▶ What is required:
Write out the records below from the first line through the line containing "d3.scaleLinear().domain([0, 0.040]).range([288.5, 15.5]);", leaving out any pictures.

▶ Data:
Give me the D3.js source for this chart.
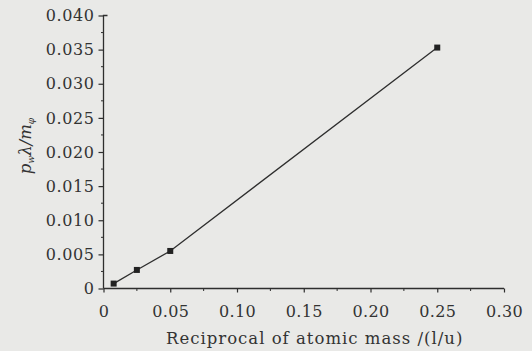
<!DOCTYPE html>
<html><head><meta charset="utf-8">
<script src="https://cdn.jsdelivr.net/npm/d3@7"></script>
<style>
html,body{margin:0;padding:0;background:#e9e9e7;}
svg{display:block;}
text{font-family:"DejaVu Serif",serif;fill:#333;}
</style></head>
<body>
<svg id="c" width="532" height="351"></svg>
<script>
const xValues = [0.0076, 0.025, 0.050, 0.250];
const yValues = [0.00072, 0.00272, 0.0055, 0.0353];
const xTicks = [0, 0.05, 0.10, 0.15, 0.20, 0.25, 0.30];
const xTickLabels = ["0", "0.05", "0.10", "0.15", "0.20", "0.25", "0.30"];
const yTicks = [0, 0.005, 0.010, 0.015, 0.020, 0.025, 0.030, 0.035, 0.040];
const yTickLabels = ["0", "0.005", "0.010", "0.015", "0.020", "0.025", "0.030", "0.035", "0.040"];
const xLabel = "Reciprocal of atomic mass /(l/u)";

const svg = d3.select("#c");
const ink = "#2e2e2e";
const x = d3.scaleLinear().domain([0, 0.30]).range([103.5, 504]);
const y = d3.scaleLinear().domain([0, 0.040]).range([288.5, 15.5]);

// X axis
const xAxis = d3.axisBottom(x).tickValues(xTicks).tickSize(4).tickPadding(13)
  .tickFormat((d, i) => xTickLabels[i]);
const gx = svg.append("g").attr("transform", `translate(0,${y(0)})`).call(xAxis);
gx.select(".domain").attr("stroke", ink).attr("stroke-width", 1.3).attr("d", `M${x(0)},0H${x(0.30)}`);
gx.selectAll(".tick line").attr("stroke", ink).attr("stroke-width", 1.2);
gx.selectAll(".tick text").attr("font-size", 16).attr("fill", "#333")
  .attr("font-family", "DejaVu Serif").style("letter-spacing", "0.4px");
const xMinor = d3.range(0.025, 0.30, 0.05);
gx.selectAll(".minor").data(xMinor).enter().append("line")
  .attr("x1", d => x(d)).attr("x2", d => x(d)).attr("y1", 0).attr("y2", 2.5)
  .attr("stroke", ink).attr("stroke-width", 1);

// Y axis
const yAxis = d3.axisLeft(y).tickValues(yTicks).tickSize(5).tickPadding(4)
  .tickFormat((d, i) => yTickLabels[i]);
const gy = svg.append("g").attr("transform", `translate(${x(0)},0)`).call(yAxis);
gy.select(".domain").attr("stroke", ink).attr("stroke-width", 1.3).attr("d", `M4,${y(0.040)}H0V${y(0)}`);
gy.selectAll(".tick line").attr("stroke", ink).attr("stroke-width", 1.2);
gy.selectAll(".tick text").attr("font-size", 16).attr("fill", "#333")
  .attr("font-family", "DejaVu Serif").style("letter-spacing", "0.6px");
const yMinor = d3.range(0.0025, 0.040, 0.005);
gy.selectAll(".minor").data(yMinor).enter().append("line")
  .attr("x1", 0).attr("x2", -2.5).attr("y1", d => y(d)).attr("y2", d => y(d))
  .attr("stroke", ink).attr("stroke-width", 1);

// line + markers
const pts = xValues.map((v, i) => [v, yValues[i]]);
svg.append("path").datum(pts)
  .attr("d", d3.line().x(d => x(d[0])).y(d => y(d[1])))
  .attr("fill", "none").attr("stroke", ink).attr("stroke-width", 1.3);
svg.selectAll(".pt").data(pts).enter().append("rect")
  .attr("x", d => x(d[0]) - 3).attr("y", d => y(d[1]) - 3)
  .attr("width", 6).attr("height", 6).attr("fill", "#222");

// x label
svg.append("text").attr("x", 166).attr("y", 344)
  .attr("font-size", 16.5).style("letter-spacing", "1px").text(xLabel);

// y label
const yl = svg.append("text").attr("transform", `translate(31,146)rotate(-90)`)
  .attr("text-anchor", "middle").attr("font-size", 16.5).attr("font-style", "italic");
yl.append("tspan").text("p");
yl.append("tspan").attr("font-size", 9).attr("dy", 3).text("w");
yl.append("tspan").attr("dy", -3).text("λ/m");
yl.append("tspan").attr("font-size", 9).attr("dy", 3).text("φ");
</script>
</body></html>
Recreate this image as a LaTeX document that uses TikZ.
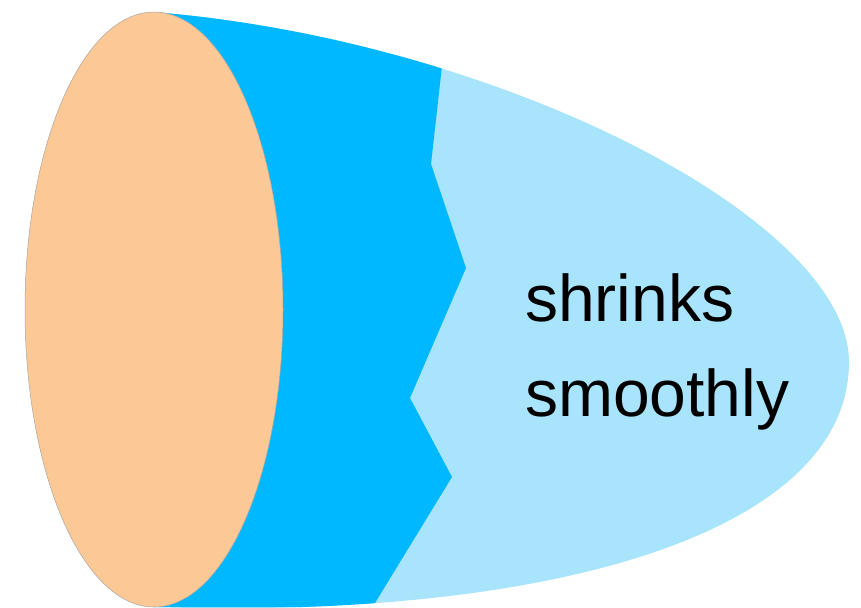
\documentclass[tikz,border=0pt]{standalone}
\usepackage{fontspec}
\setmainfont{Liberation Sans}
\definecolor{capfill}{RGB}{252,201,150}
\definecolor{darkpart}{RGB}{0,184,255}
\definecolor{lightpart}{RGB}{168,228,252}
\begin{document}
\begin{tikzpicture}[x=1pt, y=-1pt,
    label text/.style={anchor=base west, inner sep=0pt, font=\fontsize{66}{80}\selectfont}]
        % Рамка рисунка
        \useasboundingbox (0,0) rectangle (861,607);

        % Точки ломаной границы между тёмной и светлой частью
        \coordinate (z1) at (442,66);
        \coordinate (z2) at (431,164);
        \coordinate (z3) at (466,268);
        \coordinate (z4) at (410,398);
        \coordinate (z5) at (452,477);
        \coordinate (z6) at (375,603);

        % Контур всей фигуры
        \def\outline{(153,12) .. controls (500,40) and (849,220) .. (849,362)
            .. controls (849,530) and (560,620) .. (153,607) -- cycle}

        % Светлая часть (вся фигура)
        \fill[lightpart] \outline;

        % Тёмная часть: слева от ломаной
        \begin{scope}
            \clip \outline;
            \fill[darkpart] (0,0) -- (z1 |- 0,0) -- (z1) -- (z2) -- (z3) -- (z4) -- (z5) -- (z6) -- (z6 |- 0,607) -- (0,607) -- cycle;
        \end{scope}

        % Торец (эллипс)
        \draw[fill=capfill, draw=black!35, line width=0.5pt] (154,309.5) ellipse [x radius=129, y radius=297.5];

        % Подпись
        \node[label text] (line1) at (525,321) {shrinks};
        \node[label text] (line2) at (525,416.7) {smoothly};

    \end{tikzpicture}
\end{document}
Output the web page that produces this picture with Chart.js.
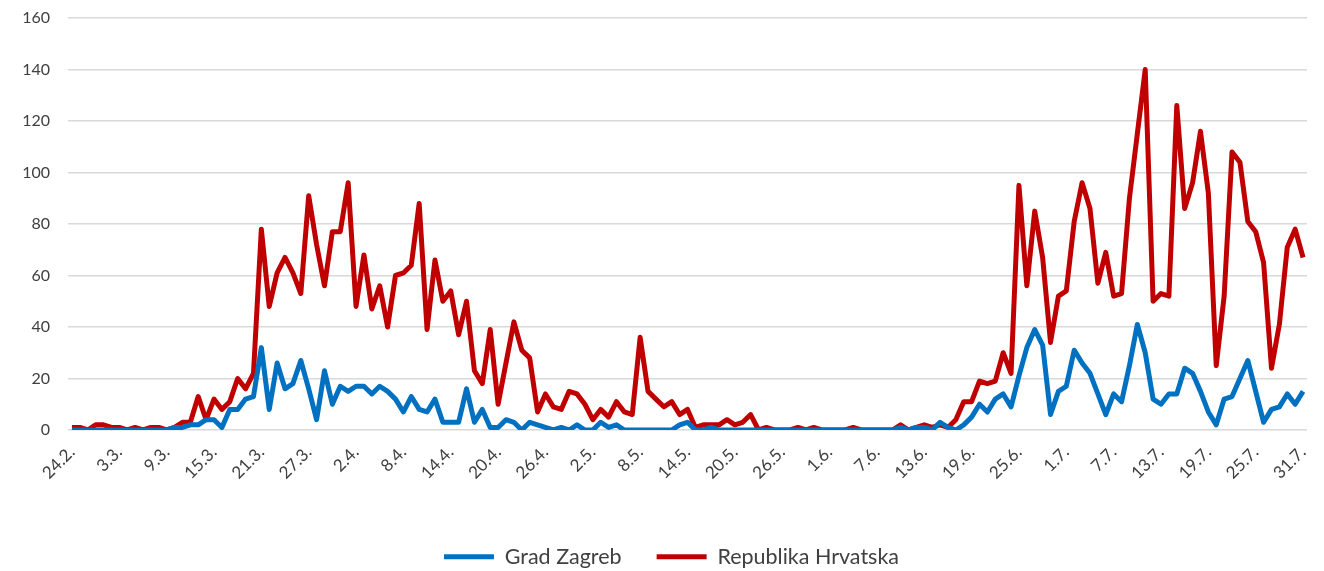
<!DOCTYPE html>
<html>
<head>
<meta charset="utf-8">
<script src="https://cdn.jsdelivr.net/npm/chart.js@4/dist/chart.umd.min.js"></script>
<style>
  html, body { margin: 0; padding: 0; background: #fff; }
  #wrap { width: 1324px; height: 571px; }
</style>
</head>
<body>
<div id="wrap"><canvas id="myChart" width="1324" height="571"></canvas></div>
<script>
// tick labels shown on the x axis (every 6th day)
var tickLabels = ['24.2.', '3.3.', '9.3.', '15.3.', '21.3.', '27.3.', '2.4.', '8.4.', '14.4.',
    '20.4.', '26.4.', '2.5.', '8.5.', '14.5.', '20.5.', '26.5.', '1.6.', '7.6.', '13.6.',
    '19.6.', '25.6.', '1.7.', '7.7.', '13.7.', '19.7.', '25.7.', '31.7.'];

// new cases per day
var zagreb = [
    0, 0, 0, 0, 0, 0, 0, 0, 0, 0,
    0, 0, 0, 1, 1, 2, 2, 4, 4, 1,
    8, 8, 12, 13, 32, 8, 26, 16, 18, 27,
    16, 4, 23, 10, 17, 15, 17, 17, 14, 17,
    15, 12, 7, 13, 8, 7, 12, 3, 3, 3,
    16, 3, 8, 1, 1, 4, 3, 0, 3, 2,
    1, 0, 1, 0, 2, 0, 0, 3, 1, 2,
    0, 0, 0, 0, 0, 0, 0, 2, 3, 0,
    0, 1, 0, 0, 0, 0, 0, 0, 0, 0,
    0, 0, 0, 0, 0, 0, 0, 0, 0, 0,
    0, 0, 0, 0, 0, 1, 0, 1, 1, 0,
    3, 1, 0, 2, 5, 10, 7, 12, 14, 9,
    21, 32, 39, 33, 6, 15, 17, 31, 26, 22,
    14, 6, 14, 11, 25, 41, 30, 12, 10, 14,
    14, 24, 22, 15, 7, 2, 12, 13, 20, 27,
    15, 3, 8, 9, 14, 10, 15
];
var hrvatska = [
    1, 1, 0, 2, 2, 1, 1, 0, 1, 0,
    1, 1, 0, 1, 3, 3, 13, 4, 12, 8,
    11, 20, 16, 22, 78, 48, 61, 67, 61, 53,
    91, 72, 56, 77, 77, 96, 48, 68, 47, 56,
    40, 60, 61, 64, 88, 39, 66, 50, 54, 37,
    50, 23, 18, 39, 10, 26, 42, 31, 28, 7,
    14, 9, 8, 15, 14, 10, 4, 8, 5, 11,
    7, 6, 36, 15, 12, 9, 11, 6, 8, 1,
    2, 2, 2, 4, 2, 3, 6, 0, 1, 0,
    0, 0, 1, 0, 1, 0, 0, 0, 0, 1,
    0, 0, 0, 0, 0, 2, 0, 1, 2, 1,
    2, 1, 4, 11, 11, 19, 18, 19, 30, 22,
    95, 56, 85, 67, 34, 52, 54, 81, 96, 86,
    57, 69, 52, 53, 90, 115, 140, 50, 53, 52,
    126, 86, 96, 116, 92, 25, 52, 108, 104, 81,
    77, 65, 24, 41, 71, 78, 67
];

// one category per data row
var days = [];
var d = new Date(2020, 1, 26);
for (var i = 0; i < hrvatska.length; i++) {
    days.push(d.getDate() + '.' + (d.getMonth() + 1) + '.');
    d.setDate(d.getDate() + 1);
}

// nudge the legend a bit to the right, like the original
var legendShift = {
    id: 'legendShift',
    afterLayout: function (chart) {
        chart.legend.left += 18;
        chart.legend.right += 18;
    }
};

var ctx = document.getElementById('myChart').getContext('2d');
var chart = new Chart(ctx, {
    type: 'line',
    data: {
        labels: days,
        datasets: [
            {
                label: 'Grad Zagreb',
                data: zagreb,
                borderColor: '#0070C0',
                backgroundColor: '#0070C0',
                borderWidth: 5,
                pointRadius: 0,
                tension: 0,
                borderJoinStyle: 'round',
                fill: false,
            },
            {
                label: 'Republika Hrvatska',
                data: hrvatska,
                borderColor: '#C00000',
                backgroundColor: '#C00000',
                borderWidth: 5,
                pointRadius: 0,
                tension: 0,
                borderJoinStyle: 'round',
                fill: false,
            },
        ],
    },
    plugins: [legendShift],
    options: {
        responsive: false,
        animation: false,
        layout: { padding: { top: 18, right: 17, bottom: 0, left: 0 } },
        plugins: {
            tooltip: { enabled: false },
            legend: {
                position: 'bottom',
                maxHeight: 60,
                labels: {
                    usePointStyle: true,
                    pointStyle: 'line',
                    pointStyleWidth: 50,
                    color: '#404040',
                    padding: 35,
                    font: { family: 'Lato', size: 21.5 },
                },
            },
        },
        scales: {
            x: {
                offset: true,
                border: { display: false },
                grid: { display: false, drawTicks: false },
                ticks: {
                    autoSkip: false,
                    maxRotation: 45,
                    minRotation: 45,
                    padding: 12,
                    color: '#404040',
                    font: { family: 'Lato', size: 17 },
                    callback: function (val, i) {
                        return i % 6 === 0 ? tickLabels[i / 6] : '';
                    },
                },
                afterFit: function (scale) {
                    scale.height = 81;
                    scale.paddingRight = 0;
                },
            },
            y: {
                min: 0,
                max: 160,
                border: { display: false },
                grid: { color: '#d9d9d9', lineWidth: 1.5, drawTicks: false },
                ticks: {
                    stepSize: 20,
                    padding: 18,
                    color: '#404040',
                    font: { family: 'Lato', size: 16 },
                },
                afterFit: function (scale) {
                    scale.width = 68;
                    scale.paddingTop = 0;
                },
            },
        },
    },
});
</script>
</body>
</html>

▶ Solution to the exercise:
Give me the D3.js source for this chart.
<!DOCTYPE html>
<html><head><meta charset="utf-8">
<script src="https://cdn.jsdelivr.net/npm/d3@7"></script>
<style>
html,body{margin:0;padding:0;background:#e9e9e7;}
svg{display:block;}
text{font-family:"DejaVu Serif",serif;fill:#333;}
</style></head>
<body>
<svg id="c" width="532" height="351"></svg>
<script>
const xValues = [0.0076, 0.025, 0.050, 0.250];
const yValues = [0.00072, 0.00272, 0.0055, 0.0353];
const xTicks = [0, 0.05, 0.10, 0.15, 0.20, 0.25, 0.30];
const xTickLabels = ["0", "0.05", "0.10", "0.15", "0.20", "0.25", "0.30"];
const yTicks = [0, 0.005, 0.010, 0.015, 0.020, 0.025, 0.030, 0.035, 0.040];
const yTickLabels = ["0", "0.005", "0.010", "0.015", "0.020", "0.025", "0.030", "0.035", "0.040"];
const xLabel = "Reciprocal of atomic mass /(l/u)";

const svg = d3.select("#c");
const ink = "#2e2e2e";
const x = d3.scaleLinear().domain([0, 0.30]).range([103.5, 504]);
const y = d3.scaleLinear().domain([0, 0.040]).range([288.5, 15.5]);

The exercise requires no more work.